Exercise goal: Your answer should consist only of the lines below from the one with "Rebuild this chart" through the one with "60, 70, 80];", copied exactly.

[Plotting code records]
>> Start
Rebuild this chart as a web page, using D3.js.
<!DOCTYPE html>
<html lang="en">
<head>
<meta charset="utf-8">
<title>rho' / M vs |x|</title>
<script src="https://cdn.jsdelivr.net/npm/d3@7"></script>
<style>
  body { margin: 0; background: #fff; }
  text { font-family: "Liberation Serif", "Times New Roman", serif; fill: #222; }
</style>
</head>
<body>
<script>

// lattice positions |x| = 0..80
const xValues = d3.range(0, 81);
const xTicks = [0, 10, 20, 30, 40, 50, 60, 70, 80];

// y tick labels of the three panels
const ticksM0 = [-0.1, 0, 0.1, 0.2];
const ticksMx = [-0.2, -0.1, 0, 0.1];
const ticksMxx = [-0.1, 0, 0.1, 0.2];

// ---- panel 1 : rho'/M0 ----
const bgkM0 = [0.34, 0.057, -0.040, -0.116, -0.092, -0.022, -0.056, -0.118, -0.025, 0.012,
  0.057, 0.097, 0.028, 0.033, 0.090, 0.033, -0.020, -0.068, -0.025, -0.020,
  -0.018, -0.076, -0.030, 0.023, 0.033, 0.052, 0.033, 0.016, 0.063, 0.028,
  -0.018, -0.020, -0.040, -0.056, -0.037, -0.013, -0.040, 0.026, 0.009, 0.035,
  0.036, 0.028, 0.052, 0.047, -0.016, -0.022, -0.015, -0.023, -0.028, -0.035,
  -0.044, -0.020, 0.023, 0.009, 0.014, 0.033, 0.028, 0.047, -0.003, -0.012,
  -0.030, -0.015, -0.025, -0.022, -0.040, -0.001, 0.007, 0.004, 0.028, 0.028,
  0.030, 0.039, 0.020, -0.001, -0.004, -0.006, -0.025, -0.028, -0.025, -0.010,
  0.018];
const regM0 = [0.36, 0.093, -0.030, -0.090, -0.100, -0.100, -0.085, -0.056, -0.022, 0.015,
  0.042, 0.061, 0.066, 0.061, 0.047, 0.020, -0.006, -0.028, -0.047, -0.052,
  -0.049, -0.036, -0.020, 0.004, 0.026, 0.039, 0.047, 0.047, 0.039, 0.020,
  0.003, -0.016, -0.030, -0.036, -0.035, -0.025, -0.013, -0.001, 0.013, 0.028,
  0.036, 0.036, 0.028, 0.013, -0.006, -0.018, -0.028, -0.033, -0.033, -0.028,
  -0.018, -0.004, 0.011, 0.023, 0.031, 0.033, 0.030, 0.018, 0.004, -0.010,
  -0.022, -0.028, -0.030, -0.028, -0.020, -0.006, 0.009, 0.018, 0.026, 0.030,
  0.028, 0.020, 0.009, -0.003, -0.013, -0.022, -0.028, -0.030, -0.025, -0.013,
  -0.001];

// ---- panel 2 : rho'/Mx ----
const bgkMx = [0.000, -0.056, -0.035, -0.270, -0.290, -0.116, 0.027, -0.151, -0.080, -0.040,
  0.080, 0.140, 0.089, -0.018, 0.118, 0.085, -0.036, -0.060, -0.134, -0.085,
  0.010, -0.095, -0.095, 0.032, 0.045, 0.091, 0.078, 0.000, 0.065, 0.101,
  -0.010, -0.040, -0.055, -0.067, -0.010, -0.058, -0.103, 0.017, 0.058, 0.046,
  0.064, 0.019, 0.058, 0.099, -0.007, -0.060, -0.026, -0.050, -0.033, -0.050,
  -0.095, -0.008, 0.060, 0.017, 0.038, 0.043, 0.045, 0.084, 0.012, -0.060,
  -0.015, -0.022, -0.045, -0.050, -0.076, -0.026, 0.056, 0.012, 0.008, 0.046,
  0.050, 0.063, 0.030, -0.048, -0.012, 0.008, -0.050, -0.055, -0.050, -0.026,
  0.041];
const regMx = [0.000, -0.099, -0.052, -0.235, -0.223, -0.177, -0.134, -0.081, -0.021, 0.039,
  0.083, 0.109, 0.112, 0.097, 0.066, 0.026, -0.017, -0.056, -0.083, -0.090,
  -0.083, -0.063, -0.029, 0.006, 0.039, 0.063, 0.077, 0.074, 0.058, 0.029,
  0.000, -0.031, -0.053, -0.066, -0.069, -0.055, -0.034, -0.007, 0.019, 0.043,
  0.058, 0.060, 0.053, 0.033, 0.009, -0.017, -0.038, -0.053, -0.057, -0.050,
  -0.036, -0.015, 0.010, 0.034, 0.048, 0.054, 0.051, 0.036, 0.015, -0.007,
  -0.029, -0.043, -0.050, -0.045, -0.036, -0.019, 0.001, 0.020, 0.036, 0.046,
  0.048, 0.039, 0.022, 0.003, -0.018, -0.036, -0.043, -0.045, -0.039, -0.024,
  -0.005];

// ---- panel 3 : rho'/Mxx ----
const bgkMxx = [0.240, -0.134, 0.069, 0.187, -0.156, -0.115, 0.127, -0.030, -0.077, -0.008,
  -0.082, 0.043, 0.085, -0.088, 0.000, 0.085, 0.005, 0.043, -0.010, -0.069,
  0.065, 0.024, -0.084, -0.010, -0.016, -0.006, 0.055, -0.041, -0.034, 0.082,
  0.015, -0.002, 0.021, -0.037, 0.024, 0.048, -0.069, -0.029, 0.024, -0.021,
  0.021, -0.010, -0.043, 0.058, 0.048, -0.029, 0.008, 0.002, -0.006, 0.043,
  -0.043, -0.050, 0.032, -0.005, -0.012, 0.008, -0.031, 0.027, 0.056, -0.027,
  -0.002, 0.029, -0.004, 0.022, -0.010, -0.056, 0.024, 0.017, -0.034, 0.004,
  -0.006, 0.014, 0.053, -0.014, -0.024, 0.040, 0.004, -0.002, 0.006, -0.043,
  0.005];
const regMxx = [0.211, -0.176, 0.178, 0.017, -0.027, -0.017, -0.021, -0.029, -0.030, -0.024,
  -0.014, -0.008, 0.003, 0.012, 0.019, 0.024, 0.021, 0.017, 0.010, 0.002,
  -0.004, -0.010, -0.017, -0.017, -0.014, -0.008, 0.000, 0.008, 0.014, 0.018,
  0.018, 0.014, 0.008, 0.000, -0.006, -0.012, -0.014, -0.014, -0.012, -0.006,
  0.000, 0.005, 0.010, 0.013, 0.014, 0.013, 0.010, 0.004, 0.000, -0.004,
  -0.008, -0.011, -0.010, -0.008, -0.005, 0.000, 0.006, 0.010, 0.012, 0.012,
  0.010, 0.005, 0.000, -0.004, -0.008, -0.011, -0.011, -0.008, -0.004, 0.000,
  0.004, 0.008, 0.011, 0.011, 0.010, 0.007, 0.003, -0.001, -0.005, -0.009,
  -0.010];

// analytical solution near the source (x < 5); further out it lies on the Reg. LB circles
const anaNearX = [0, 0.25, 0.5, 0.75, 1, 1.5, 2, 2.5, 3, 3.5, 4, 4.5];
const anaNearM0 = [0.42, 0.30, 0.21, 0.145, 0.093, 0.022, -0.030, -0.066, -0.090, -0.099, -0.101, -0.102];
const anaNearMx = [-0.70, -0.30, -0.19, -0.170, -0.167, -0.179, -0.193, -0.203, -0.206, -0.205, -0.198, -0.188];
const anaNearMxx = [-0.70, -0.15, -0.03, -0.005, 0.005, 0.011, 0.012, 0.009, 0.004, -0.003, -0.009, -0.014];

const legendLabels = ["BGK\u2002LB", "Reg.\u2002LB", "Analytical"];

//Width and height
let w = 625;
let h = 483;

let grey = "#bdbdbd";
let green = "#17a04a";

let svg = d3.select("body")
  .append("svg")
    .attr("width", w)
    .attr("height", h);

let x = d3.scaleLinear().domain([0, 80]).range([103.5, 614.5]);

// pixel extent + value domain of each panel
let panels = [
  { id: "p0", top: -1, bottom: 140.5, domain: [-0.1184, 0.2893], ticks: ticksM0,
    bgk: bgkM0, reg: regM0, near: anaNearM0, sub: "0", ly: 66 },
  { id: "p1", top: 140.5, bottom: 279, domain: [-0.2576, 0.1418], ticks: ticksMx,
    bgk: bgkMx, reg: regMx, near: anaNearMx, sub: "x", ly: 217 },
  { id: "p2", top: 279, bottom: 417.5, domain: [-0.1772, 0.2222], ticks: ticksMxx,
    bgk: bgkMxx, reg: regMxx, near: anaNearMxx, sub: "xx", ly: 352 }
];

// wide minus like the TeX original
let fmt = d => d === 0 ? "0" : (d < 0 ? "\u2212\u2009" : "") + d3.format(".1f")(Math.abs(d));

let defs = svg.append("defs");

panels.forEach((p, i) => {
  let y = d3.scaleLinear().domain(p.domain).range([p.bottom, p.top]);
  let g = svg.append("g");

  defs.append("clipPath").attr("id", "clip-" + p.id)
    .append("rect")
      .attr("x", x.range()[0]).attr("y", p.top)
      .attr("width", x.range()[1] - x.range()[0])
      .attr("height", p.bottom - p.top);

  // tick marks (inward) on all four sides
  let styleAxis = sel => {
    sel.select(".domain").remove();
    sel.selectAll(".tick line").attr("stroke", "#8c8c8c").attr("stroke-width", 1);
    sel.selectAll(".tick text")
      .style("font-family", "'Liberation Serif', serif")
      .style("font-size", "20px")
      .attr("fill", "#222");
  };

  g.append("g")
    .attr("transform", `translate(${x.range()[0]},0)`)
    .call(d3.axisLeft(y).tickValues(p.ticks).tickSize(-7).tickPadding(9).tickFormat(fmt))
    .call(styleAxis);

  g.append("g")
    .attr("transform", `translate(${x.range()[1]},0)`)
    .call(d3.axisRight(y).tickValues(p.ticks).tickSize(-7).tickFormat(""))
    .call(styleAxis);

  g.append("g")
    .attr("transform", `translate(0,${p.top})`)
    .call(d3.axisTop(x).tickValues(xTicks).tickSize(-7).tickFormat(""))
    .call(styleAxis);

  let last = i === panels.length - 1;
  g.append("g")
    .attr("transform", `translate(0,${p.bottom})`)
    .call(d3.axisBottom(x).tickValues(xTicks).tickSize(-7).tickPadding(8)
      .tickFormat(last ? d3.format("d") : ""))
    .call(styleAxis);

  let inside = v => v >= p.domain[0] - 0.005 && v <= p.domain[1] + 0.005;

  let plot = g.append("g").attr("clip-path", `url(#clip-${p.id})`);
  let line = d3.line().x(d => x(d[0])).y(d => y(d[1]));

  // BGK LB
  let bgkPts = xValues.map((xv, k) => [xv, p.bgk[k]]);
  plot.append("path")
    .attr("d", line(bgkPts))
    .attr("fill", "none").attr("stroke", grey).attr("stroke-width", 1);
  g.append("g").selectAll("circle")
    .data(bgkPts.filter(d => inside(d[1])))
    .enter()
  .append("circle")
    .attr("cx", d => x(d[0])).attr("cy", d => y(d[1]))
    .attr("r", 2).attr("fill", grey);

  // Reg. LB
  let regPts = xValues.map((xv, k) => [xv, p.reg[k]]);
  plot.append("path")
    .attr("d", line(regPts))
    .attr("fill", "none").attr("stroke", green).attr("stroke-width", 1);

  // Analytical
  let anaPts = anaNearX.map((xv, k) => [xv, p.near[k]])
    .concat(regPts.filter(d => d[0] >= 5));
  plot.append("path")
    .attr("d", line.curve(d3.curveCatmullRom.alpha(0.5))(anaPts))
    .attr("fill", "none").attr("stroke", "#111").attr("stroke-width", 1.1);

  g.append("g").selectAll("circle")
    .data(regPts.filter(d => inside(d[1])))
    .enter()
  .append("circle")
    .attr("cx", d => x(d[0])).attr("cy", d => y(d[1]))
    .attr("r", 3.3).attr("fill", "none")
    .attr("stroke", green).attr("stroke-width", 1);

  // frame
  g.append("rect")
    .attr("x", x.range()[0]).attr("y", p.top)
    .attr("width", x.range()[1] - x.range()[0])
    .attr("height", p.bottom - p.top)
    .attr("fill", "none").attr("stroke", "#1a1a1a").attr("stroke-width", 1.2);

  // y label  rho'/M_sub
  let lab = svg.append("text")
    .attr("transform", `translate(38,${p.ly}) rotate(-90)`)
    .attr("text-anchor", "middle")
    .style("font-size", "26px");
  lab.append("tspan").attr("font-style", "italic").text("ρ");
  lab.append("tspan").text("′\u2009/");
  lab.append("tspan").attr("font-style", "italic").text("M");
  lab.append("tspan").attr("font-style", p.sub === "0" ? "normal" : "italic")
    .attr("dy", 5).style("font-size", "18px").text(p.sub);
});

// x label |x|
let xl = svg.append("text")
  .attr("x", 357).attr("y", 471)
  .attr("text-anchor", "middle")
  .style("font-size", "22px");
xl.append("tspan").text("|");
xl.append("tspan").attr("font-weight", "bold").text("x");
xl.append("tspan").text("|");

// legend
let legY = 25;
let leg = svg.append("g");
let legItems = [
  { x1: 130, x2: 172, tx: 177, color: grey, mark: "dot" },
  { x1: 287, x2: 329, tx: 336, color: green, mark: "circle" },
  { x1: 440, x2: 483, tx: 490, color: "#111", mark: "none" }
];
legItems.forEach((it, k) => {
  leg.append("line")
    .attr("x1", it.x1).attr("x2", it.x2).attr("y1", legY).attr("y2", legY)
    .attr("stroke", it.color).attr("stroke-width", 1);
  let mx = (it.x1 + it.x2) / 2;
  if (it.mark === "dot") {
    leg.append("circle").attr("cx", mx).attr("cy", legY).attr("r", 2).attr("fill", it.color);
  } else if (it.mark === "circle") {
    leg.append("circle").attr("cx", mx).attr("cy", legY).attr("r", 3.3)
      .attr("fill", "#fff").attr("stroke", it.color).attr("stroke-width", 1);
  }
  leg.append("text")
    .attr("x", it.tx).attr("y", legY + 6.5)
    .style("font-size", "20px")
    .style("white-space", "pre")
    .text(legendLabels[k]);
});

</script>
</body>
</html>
>> End
>> Start
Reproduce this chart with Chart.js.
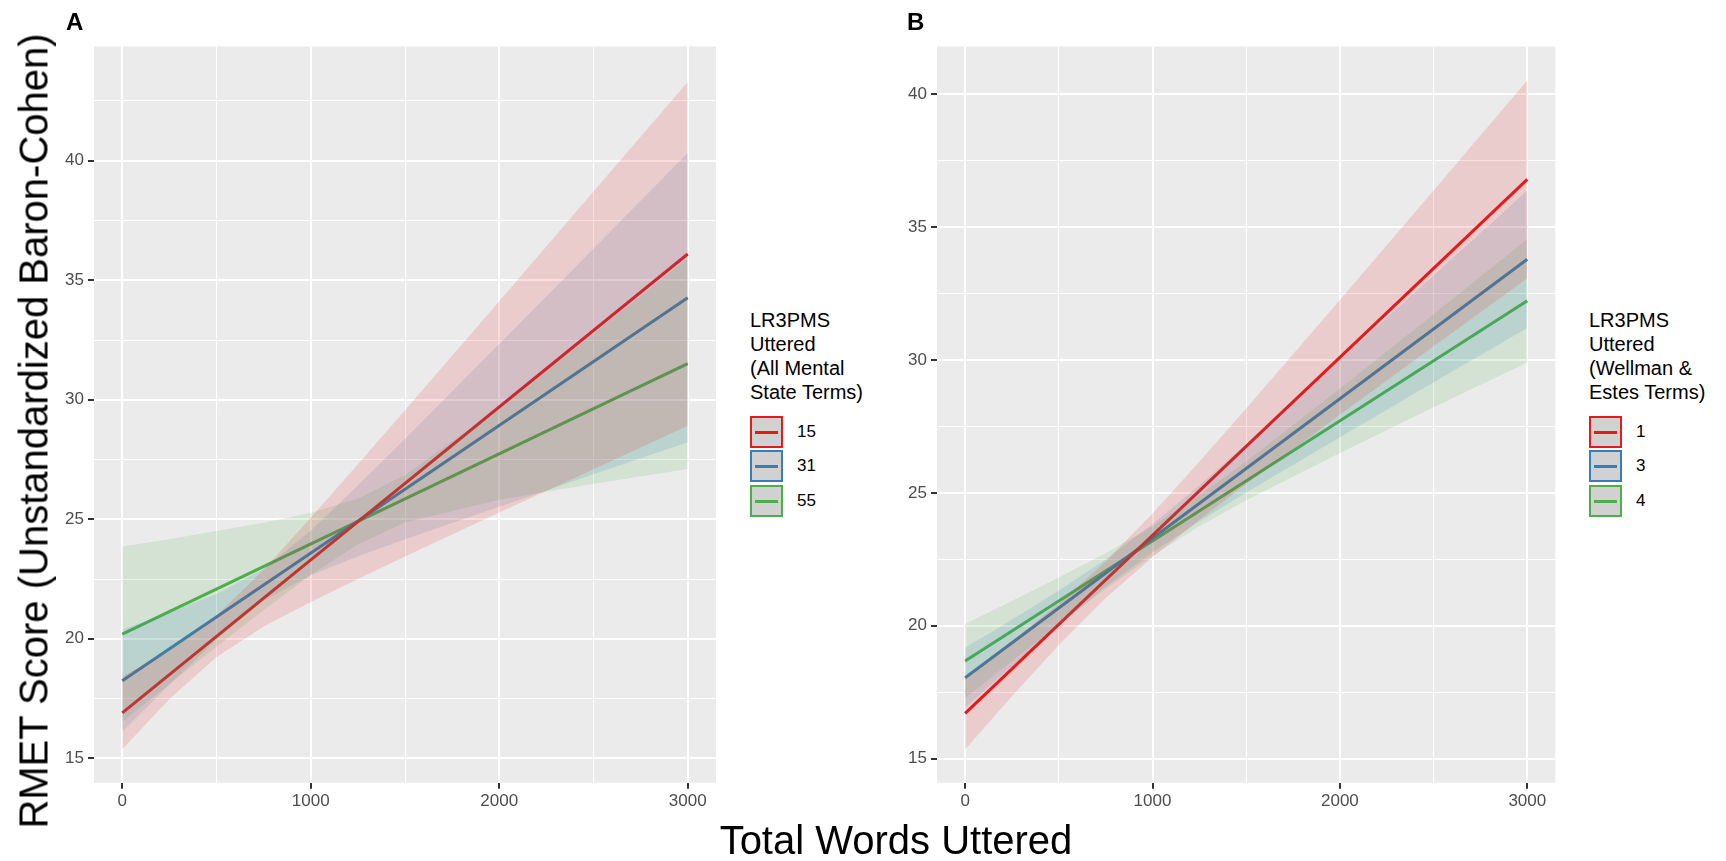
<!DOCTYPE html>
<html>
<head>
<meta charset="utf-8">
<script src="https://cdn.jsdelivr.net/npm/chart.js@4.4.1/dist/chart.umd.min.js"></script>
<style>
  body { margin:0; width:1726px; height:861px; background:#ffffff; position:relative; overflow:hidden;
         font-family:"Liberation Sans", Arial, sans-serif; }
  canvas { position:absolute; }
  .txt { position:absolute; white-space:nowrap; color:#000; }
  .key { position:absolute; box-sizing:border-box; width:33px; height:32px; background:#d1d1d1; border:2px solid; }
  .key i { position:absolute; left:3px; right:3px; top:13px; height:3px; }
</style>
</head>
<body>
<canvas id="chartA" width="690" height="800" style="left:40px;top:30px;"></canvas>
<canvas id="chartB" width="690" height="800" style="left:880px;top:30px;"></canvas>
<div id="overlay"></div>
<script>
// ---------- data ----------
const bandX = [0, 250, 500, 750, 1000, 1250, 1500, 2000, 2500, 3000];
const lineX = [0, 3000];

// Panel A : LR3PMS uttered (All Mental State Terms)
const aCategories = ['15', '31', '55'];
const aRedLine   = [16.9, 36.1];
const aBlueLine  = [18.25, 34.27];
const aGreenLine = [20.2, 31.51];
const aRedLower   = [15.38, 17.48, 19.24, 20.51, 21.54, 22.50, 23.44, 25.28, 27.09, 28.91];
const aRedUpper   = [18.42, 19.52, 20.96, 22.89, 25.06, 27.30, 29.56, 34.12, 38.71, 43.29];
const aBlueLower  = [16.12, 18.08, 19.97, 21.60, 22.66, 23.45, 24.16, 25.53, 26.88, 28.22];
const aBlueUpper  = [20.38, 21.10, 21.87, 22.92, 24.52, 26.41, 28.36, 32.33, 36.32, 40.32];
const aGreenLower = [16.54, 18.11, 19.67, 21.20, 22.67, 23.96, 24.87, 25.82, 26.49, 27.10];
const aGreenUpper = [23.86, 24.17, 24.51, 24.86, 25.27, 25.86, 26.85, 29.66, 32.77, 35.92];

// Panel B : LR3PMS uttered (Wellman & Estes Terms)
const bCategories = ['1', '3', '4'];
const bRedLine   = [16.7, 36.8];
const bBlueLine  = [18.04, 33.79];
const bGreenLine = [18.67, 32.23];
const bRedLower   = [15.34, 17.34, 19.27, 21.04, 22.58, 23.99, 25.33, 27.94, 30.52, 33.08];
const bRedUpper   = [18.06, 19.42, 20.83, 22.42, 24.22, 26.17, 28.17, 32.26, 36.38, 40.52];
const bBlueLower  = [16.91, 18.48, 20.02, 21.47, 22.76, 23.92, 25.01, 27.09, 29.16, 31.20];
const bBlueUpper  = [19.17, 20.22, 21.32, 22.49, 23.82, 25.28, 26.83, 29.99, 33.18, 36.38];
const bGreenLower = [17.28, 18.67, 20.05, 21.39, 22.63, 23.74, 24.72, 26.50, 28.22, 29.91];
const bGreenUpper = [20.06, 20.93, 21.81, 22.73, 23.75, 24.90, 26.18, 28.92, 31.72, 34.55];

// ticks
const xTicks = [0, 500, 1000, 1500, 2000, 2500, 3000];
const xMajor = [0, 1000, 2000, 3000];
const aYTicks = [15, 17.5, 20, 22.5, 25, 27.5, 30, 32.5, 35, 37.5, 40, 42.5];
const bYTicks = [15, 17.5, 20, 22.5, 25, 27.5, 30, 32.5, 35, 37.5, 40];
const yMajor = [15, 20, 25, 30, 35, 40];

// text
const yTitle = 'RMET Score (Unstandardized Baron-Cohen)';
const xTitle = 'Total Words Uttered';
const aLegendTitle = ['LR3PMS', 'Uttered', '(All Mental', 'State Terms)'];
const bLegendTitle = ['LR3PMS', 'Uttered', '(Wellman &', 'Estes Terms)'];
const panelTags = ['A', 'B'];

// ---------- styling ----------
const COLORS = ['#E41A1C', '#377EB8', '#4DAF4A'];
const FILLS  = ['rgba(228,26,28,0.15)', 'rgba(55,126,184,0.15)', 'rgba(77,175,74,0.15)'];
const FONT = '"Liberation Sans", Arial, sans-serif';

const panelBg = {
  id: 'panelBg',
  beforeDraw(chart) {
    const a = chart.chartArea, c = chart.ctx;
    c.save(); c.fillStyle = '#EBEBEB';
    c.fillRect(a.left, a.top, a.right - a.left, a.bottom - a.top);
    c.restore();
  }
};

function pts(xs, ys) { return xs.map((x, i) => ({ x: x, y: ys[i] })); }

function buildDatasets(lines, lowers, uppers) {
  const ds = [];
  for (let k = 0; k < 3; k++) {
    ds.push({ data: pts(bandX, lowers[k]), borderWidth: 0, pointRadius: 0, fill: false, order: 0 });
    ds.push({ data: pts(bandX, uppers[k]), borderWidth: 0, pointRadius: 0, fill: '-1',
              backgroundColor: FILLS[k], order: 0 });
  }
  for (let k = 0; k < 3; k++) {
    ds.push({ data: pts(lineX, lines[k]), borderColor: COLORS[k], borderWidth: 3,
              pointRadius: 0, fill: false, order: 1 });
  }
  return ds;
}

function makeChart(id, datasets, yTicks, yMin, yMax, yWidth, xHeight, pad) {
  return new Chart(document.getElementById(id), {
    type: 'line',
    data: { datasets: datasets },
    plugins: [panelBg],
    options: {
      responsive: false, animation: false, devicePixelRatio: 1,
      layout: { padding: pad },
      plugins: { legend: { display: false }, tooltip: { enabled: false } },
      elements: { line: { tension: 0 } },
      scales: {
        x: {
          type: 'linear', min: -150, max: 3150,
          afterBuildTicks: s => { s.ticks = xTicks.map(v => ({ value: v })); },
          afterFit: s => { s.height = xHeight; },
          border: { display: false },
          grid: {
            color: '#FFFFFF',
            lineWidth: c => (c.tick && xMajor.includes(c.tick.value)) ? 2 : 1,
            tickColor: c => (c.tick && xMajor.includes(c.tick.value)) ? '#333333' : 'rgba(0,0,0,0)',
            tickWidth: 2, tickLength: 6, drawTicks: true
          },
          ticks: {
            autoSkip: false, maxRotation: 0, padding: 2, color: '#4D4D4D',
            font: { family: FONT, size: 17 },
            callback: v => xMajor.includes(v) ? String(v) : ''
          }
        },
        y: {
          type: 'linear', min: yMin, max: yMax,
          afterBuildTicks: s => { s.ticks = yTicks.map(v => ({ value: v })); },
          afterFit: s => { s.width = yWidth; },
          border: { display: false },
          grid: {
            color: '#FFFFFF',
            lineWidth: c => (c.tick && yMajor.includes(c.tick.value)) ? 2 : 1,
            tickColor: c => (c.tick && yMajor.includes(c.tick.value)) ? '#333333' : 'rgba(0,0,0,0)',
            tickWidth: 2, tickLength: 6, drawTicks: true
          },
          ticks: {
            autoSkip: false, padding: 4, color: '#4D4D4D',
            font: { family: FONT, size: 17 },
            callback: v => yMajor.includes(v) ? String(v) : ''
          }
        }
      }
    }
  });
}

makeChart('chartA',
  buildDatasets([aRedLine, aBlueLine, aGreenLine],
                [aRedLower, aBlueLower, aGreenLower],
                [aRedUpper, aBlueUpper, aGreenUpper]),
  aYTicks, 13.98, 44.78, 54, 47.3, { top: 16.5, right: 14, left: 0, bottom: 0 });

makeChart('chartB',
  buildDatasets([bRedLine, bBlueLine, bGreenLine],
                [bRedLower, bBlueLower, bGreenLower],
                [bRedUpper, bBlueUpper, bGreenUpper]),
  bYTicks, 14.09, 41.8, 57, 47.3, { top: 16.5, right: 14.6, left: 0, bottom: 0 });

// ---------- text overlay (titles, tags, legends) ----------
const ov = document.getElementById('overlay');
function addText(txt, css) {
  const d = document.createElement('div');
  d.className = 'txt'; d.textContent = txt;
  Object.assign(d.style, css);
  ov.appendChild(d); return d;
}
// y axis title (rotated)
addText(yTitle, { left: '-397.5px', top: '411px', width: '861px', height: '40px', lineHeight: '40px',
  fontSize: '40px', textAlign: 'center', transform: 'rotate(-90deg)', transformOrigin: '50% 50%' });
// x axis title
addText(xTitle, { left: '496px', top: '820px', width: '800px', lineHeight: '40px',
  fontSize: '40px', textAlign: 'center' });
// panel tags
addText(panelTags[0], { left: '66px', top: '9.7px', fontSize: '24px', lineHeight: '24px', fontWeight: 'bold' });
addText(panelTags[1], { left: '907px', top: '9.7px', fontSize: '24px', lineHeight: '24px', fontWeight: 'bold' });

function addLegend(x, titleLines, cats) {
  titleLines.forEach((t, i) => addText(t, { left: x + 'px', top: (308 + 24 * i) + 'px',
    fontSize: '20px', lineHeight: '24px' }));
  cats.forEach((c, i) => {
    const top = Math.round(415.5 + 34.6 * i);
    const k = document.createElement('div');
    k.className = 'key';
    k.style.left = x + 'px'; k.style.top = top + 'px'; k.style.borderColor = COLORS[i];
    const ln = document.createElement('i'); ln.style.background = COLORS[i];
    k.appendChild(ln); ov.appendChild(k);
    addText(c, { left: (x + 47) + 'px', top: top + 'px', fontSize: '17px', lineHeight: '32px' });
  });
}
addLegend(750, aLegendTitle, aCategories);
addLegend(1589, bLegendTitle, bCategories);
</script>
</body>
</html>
>> End
Response to this task:
Rebuild this chart as a web page, using D3.js.
<!DOCTYPE html>
<html lang="en">
<head>
<meta charset="utf-8">
<title>rho' / M vs |x|</title>
<script src="https://cdn.jsdelivr.net/npm/d3@7"></script>
<style>
  body { margin: 0; background: #fff; }
  text { font-family: "Liberation Serif", "Times New Roman", serif; fill: #222; }
</style>
</head>
<body>
<script>

// lattice positions |x| = 0..80
const xValues = d3.range(0, 81);
const xTicks = [0, 10, 20, 30, 40, 50, 60, 70, 80];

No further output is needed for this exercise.